There are two distinct flavors in Quepos/Manuel Antonio. Quepos is “the town” and has a constant population. It has little to offer except cheap hotels, one scant casino, a couple of Gringo restaurants, the bank, and the supermarket. Quepos has four streets and no stop lights. The biggest attractions are the two brothels at the edge of town and the sport-fishing pier.
Manuel Antonio is “the tourist area” and is the picture perfect, lush, tropical rainforest that juts down the hill onto the white sand beach. It is complete with iguanas darting through the underbrush and monkeys playing in the palm trees. Accordingly, all of the tourist hotels are on the road to the beach with the most expensive ones being on the slope of the hill that runs down to the water.
It was at the very top of the hill that I found employment in early December 1999. Hotel Si Como No is one of the best and the most expensive hotels in Manuel Antonio. It is owned by an American, Jim Damalas. Thank God, this particular high season, they needed a bilingual night auditor.
I had a job, and everything was going fine until I found out that I could charge at the bar against my next paycheck. I abused my credit for all that it was worth. Every two weeks I owed my soul to the company store. This would not have mattered if I were not also mounting a huge hotel bill in Quepos. You can live in a hotel in Quepos for about $5 per night. That is for a clean room, with razor thin walls, and a communal shower that only has cold water.
As February got underway, it occurred to me that I had not paid my hotel bill since early January. Things were getting tense. High Season ended in April and I knew that my job would end sometime in March. I figured that the bar at Si Como No was going to suspend my credit sooner rather than later to ensure that they got paid.
I was having a bout of angst because I did not want to leave the old man that owned the hotel in a lurch. But, I couldn’t see any way of paying the bill. My love affair with myself prevailed and I fled to the beach and slept in a hammock.

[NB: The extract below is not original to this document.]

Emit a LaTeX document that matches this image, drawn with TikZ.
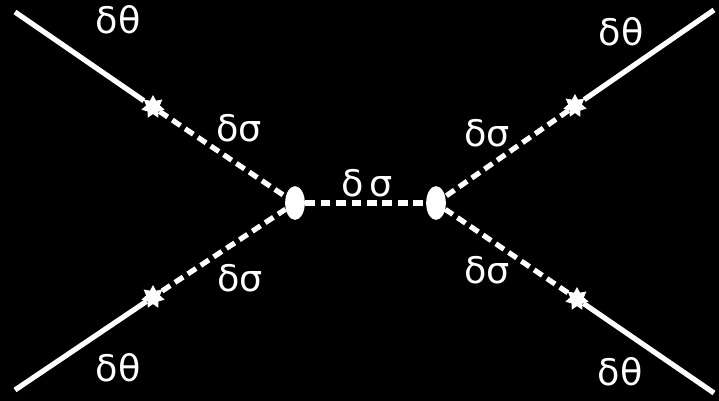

At the beginning of March 2000, I was living on the beach and interpreting in exchange for beer. The cheapest place to buy beer on the beach was Soda La Rosa right across from the water. (NOT to be confused with Bar La Rosa, a cut-rate whorehouse as you come into Quepos from San Jose) Herman, the owner, “no speakie English.” That was a problem because the majority of the people that patronized Soda La Rosa were English speakers. I thought that this was a fine arrangement. Herman had perfect communication with his customers, and I had all of the Pilsen, my Costa Rican National beer of choice, that I could drink. Every day I would lounge in the plastic chairs and play rummy with Sam Vaught as we collaborated on our joint-work, Ungermann Syndrome.
It was in the heat of an interpreting frenzy that I met three American fellows about my age. They were from Iowa. The ringleader, Michael Riggins, claimed that he was the nephew of John Riggins, the former Washington Redskins great. I tended not to believe him because in my experience, Americans, upon entering Costa Rica, lose all feeling or desire to tell the truth. Everybody has a story, and it is generally replete with lies and half-truths.
I never knew whom to believe or whom to trust. I solved this quandary by not trusting anybody. Before I left The United States, I was an extrovert. Seven months in Costa Rica turned me into an introvert on par with a psychotic hermit. My one recurring thought: Why, Lord, why must these people bother me?
“Riggins” was bent on making a porno movie in Manuel Antonio. He already had the models lined up and the profit points figured. I just laughed and smiled and drank the beer that he bought. During the first shoot, he found out the hard way that his “models” were transvestites. It had struck me that they had abnormally large hands, but I hadn’t said anything. Far be it from me to get between a man and his dream.
All I heard as I was finishing off his last bottle of rum was :
“Why didn’t you tell me that they were guys? That one gave me a blow job. Do I have AIDS?”
I said nothing and kept to myself. I borrowed $100 from Riggins and got the hell out of dodge on the night bus to San Jose. I couldn’t stand it anymore.